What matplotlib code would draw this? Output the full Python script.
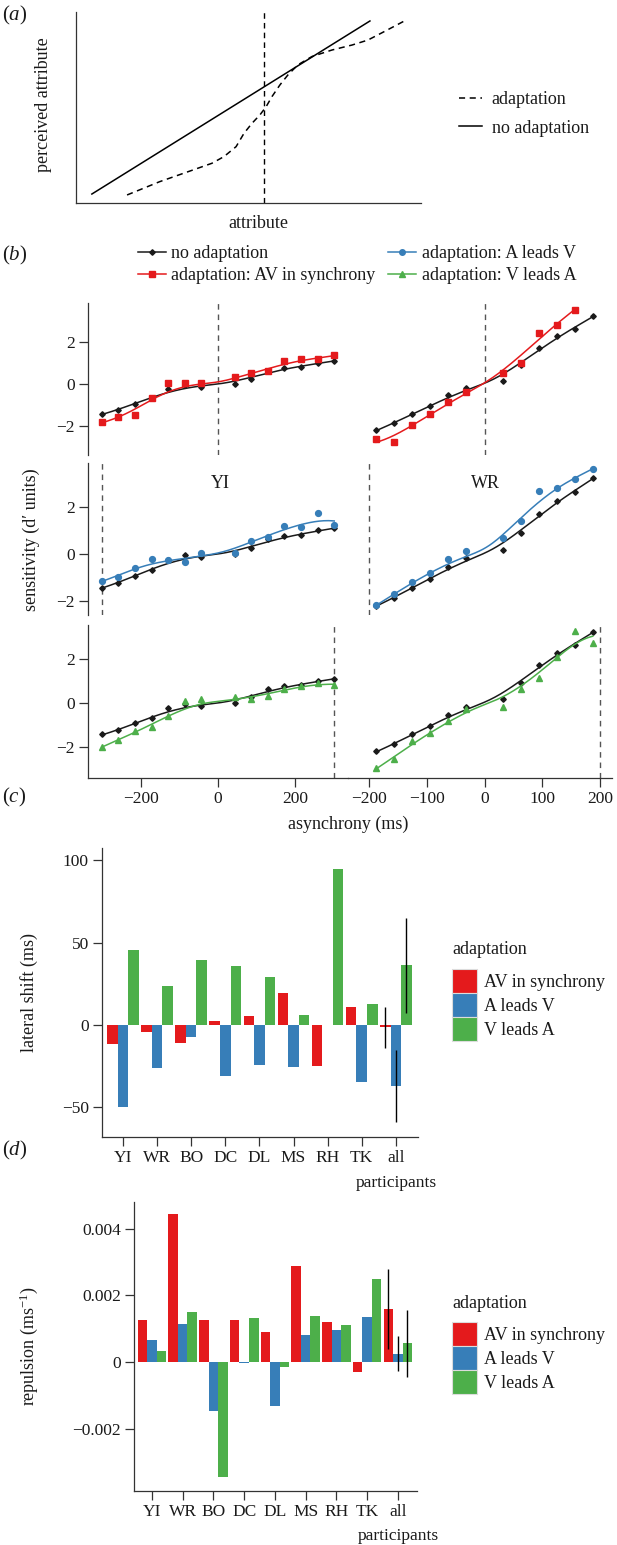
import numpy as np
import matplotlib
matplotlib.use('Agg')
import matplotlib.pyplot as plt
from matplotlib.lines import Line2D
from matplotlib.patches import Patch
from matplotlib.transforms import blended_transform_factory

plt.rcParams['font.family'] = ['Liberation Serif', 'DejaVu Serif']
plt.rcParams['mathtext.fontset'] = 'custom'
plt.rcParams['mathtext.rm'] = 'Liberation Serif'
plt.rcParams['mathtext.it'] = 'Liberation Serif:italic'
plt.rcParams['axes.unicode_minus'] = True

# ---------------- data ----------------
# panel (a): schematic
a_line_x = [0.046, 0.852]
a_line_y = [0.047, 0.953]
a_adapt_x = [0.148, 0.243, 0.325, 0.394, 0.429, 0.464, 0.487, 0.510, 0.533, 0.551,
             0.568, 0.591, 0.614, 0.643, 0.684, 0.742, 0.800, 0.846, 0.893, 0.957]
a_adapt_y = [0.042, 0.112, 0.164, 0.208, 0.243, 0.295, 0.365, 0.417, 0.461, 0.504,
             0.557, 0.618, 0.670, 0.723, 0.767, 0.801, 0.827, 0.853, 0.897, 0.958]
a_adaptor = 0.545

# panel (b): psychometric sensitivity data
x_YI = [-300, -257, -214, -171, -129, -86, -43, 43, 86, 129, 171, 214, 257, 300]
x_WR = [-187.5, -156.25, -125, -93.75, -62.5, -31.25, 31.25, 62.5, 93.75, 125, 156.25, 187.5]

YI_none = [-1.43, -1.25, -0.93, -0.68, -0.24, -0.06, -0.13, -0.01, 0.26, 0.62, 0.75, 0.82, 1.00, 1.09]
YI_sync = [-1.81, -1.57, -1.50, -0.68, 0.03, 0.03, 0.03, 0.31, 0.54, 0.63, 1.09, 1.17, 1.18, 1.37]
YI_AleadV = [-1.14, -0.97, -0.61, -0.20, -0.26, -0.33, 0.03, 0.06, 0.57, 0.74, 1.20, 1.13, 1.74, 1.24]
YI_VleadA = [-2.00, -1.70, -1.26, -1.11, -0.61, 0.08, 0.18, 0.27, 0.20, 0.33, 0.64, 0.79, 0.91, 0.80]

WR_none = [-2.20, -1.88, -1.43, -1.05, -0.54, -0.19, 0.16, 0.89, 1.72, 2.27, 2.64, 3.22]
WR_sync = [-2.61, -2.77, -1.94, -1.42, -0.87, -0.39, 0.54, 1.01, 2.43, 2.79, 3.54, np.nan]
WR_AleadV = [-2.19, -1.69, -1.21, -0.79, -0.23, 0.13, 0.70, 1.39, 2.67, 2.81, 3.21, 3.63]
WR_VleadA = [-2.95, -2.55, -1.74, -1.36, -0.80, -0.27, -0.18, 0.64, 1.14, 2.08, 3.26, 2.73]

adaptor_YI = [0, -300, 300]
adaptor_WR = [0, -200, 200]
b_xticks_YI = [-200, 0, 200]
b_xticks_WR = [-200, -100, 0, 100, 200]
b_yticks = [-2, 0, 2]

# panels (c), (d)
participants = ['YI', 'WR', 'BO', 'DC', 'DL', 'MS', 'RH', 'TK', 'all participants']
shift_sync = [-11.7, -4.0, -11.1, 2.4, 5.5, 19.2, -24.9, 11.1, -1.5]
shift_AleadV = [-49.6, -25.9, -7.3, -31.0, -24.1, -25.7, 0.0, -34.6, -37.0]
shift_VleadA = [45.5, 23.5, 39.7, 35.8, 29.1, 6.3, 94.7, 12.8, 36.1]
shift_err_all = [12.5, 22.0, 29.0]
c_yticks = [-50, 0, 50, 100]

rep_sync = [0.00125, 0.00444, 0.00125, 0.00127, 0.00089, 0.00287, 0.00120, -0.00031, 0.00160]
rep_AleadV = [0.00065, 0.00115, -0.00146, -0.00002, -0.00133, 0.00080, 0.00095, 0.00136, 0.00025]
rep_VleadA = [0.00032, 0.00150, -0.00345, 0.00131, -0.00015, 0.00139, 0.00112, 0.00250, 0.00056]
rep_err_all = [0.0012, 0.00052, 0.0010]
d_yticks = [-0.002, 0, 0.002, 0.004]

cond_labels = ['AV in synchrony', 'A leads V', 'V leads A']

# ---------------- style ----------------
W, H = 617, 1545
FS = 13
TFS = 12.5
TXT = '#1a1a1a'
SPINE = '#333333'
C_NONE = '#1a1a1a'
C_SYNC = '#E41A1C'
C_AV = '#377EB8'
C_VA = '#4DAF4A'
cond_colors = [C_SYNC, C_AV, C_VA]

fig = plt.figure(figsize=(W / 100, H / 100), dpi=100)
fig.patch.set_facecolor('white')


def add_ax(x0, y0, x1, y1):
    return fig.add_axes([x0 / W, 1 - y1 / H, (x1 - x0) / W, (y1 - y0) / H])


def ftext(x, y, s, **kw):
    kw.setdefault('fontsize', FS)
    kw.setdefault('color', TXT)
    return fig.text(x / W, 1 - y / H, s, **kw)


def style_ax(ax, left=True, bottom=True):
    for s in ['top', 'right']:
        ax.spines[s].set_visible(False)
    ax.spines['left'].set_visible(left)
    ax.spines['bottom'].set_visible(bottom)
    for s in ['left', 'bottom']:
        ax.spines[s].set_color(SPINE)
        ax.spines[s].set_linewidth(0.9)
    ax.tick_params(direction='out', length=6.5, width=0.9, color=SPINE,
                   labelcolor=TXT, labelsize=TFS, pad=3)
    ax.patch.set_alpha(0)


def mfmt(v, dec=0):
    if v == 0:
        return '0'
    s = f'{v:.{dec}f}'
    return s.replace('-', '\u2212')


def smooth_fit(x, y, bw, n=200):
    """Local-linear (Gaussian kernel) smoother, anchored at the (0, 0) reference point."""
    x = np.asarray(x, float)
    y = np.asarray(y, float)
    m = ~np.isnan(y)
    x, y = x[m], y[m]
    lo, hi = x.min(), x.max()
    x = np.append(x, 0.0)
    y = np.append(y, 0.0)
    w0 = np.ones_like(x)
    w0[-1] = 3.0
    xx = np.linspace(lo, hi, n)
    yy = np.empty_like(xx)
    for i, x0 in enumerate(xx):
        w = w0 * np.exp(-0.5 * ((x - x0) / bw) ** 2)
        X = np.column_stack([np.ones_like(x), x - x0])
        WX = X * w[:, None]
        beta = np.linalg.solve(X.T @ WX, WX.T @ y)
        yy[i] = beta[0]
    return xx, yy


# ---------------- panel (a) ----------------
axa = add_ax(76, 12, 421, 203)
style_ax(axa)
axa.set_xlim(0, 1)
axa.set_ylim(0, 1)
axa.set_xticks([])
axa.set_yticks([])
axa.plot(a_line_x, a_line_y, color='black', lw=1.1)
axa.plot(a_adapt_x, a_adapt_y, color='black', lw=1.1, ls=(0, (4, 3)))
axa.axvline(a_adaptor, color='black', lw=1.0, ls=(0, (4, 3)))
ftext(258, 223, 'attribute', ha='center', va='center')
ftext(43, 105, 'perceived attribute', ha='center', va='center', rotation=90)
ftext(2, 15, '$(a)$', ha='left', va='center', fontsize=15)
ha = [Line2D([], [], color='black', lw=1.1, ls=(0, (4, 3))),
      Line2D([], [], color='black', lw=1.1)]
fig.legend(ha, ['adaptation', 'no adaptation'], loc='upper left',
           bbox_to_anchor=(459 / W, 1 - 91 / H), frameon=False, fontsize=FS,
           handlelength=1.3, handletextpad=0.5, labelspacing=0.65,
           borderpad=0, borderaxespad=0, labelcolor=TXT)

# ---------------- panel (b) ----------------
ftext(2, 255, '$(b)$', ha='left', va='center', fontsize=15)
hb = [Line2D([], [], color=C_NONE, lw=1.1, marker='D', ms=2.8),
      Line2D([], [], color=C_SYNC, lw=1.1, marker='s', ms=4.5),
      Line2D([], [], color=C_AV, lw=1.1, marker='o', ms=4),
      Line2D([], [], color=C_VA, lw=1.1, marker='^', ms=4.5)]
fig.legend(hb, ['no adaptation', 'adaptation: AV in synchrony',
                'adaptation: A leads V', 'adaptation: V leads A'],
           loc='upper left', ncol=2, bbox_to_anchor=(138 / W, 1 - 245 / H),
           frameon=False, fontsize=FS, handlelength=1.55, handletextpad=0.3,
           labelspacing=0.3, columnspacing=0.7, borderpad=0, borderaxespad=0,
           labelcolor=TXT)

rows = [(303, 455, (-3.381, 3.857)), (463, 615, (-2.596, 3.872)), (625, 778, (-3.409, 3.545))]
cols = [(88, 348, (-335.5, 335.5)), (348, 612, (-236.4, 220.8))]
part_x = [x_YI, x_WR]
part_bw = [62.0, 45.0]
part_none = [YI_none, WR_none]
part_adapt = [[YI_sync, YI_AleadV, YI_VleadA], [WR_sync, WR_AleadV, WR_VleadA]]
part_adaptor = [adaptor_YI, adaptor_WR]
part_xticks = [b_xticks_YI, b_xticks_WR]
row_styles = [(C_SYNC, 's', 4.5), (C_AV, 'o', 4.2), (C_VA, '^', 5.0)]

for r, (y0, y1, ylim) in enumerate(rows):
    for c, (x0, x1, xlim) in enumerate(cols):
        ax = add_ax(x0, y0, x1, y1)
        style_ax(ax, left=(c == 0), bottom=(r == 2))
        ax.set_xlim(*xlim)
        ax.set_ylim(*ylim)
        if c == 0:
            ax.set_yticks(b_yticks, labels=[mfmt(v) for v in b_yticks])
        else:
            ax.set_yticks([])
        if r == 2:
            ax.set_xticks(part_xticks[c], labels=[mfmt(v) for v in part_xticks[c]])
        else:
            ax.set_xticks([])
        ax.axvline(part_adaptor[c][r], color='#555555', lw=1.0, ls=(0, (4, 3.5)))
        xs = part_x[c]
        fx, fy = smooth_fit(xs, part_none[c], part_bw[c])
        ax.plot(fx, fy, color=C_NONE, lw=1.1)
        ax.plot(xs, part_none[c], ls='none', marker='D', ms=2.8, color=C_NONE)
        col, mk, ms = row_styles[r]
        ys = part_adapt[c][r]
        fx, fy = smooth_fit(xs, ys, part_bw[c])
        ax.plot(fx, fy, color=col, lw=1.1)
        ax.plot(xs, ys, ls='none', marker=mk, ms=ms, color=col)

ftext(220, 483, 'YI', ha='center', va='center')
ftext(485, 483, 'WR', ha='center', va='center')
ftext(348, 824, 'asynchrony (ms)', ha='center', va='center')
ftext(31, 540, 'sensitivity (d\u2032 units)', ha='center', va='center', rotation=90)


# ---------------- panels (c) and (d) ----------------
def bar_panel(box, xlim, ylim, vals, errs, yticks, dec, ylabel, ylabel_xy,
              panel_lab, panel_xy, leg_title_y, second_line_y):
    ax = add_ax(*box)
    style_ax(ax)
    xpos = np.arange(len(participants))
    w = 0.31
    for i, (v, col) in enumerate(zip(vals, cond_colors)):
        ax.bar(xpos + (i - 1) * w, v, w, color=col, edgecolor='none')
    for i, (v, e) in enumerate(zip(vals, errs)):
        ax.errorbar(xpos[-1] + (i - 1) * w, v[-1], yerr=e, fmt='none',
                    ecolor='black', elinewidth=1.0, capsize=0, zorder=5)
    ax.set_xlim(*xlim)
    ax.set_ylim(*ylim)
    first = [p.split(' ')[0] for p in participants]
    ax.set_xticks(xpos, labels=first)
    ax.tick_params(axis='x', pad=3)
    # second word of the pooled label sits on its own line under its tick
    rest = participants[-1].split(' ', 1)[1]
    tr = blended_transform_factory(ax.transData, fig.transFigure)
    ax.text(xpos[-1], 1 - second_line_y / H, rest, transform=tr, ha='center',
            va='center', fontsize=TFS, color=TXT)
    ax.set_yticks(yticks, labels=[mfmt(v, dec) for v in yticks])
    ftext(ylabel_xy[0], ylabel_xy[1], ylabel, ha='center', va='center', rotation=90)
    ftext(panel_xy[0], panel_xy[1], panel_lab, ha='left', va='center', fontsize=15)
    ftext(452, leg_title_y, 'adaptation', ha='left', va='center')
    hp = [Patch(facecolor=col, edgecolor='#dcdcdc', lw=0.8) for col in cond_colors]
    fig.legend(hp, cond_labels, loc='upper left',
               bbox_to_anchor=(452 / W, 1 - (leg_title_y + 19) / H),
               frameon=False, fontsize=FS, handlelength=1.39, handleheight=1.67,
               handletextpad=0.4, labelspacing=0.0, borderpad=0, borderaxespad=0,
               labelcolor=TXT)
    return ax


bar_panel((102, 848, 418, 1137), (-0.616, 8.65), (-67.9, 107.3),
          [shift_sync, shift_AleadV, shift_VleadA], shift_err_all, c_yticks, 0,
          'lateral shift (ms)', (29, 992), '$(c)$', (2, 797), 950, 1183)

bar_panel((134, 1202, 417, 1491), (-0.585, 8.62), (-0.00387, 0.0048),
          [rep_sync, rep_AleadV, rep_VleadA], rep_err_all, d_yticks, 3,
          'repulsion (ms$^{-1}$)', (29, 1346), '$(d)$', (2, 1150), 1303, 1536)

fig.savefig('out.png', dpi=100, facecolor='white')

# # #

* Exercise task *
Copy nothing but the lines from the top of the material through the line holding "from matplotlib.transforms import", exactly as written; omit pictures.

* Solution below *
What matplotlib code would draw this? Output the full Python script.
import numpy as np
import matplotlib
matplotlib.use('Agg')
import matplotlib.pyplot as plt
from matplotlib.lines import Line2D
from matplotlib.patches import Patch
from matplotlib.transforms import blended_transform_factory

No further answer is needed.